From mice to men: expanding the focus of leukaemia research
Life scientist Dr Cristina Lo Celso will be joining the Francis Crick Institute next year, advancing research into leukaemia.
Imperial College London is one of the founding partners of the Crick, a large interdisciplinary medical research institute that will contain 1,250 scientists tackling health and disease challenges. Research there will help us understand why diseases develop and find new ways to prevent, diagnose and treat illnesses such as cancer, heart disease, infections, and neurodegenerative diseases.
Dr Lo Celso from the Department of Life Sciences is one of six Imperial researchers who will be taking up the first round of attachments at the Institute, in a state of the art new building that is due to open in London’s Kings Cross in 2016.
By analysing blood stem cells in the bone marrow of mouse models, Dr Lo Celso is working to understand the causes of leukaemia and improve the effectiveness of treatments. Leukaemia is a particularly difficult cancer to diagnose and treat, with a high risk of relapse and only a 5% chance of five-year survival for patients aged over 60, and a 50% chance for children.

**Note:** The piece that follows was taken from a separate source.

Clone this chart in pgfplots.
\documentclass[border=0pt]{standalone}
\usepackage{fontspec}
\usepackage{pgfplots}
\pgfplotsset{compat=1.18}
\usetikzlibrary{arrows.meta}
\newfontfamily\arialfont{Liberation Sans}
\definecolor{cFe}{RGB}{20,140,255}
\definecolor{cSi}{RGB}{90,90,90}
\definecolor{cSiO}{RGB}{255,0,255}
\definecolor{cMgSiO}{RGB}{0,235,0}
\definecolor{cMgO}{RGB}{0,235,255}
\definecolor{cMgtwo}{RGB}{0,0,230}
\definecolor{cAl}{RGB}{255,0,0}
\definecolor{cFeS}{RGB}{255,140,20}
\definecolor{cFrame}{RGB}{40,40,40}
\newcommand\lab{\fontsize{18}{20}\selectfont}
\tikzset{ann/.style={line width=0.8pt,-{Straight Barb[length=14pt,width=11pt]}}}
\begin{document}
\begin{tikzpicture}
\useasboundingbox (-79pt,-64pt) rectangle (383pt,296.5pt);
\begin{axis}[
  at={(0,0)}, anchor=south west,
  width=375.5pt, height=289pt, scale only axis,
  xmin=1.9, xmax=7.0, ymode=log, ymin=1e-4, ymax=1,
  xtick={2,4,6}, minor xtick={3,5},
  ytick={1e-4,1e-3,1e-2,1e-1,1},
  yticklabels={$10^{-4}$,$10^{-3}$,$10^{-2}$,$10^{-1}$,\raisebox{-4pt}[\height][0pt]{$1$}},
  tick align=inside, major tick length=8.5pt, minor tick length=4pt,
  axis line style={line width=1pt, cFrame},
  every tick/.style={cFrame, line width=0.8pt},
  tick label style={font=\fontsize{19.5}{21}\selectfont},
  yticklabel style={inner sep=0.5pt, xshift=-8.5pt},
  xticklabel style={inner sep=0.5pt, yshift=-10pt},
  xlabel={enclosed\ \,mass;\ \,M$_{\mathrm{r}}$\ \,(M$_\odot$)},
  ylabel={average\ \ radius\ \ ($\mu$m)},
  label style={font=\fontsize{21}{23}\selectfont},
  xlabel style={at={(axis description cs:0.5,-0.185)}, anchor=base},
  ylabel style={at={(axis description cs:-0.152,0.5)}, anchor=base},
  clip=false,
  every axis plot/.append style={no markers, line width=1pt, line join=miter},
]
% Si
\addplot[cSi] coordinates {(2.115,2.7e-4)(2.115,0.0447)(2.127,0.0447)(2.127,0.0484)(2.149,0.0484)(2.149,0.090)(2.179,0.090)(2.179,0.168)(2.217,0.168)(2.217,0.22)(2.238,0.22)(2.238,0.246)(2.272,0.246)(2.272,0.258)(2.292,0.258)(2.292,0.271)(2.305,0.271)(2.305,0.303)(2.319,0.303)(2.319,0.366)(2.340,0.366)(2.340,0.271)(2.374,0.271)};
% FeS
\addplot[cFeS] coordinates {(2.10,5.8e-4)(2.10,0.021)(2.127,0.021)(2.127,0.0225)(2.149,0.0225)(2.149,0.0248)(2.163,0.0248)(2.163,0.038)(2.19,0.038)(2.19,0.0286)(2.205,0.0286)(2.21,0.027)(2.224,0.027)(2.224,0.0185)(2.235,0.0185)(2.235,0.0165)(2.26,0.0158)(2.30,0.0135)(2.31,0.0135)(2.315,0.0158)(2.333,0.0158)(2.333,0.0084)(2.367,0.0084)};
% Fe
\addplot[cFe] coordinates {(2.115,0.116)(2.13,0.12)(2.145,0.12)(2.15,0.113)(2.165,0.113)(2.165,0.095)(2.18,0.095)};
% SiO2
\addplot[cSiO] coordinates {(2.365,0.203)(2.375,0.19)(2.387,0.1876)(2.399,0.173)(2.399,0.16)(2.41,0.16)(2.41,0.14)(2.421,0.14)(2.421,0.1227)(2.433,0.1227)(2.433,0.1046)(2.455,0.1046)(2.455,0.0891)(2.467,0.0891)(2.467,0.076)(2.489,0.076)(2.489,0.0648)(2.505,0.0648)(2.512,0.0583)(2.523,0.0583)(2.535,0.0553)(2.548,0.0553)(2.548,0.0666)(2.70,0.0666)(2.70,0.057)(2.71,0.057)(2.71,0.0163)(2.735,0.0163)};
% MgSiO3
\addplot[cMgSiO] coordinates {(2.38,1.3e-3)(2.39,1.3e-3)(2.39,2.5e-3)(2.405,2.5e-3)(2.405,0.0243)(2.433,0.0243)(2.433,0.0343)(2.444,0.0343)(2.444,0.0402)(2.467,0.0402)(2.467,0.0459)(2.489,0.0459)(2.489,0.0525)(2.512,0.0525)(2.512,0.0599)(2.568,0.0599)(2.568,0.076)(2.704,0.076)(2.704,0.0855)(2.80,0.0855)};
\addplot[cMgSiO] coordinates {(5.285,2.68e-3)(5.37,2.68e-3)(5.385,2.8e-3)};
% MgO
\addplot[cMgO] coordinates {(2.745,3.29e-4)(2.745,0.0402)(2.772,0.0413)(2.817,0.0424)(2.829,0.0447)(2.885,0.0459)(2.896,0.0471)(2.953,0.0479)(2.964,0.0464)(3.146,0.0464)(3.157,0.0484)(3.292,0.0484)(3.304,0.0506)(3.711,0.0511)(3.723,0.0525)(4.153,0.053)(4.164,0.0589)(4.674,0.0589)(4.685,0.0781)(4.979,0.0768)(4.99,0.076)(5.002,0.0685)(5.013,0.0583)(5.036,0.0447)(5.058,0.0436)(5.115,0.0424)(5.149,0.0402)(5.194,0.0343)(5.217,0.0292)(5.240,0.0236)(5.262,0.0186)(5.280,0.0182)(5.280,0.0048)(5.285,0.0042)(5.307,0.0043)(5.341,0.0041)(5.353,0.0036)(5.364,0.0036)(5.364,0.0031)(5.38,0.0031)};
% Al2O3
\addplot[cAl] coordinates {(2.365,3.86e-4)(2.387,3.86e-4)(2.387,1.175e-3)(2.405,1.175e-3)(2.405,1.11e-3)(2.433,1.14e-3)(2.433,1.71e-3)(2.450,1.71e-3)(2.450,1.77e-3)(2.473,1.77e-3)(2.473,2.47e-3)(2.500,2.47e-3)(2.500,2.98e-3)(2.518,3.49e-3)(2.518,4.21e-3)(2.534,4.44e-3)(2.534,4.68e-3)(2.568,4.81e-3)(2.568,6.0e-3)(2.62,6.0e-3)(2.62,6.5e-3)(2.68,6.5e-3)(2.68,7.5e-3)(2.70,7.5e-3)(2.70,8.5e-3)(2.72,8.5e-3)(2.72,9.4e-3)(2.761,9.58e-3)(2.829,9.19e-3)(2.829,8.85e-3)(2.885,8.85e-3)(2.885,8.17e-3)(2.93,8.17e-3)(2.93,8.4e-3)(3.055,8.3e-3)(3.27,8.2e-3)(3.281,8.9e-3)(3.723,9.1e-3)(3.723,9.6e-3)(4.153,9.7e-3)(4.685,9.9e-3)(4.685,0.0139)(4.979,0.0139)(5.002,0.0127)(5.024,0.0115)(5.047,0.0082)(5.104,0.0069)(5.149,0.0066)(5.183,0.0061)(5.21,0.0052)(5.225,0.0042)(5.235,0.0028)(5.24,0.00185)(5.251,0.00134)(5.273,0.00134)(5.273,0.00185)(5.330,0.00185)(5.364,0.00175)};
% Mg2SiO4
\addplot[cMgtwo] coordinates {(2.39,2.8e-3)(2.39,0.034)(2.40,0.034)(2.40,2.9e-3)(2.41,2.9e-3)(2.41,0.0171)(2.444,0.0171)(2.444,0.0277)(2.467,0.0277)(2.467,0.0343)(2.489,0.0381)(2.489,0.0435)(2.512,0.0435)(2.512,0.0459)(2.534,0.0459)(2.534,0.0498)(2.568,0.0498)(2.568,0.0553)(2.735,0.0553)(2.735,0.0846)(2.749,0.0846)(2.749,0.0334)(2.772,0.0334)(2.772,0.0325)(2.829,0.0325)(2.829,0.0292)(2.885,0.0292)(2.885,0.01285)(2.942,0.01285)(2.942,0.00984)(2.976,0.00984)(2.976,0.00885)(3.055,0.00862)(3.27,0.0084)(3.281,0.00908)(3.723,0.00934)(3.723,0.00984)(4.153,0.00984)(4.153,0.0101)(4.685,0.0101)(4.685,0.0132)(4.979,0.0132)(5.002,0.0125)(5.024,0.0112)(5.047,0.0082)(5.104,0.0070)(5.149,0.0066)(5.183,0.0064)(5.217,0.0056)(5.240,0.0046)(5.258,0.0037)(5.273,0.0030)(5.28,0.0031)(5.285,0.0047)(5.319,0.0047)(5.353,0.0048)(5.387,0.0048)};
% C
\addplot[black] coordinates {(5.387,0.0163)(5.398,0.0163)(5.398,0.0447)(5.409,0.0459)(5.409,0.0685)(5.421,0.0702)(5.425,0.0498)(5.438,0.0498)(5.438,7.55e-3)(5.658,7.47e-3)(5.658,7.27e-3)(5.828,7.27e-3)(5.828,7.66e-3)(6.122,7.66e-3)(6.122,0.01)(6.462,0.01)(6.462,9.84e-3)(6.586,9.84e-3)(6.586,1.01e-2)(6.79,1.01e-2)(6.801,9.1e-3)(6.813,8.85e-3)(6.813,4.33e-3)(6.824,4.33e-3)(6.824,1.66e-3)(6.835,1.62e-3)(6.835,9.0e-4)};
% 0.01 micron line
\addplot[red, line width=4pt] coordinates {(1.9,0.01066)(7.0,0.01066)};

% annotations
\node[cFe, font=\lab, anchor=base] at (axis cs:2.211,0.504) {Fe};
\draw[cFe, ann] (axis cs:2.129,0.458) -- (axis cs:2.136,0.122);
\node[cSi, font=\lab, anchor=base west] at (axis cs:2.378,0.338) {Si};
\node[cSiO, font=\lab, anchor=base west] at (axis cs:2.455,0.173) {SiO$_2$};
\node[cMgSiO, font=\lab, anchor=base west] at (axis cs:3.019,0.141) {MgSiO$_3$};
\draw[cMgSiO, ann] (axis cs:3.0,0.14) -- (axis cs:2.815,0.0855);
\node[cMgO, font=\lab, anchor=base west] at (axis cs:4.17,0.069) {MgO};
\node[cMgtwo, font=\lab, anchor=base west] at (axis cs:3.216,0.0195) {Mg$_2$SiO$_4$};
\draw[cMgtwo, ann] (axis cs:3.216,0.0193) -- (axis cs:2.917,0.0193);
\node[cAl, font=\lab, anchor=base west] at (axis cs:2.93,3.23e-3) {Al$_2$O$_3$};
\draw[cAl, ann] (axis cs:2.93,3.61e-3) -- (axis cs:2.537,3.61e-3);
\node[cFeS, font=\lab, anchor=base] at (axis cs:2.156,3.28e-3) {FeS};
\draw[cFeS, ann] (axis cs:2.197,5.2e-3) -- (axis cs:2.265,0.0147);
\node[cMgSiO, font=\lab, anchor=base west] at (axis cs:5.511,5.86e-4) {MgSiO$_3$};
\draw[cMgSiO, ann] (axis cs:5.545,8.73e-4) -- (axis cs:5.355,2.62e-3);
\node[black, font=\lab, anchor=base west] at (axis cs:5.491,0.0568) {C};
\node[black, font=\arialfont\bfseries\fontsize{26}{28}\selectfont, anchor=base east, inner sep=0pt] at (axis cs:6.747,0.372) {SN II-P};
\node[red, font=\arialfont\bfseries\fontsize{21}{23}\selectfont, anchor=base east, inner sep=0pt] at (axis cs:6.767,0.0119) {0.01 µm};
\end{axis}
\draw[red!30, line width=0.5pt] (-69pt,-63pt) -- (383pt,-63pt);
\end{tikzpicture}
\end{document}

Dr Lo Celso explains: “Relapse is caused by cancer cells that are resistant to chemotherapy and we had thought that there would be a special place in the body where these cells would reside. Through our work with mouse cells, we have found that actually the cells are migratory and constantly change their location in the bone marrow. This completely changes our approach; instead of targeting the hiding place of these cells, we may need to find a way to stop these chemo-resistant from moving”.
At the Crick, she will be taking this work forward by investigating human cells. “The exciting thing about our collaboration at the Crick is that for the first time, we will be able to look at human samples from patients with leukaemia,” says Dr Lo Celso. “This will enable us to better understand what goes wrong in the bodies of these patients and why they lose normal blood production. Very importantly for us, we will be able to confirm whether our findings obtained from mouse models apply to humans too.”
The collaboration will play to the strengths of both institutions.
“We have unique technology on the South Kensington campus – derived from the synergy between physicists, mathematicians, engineers,” says Dr Lo Celso. “We can use new machines here that allow us to address questions that otherwise wouldn’t be answerable.”
The Crick, meanwhile, will host many groups of leading cell biologists working on mammalian systems. This means that, for example, Dr Lo Celso’s team will be able to work with transgenic mice at the Crick to explore how healthy or leukaemic human blood stem cells behave, using the state-of-the-art microscopes at Imperial to analyse them.
“We will be able to create a synergy between technology and biology,” says Dr Lo Celso. “It is very exciting and we can’t wait to get started.”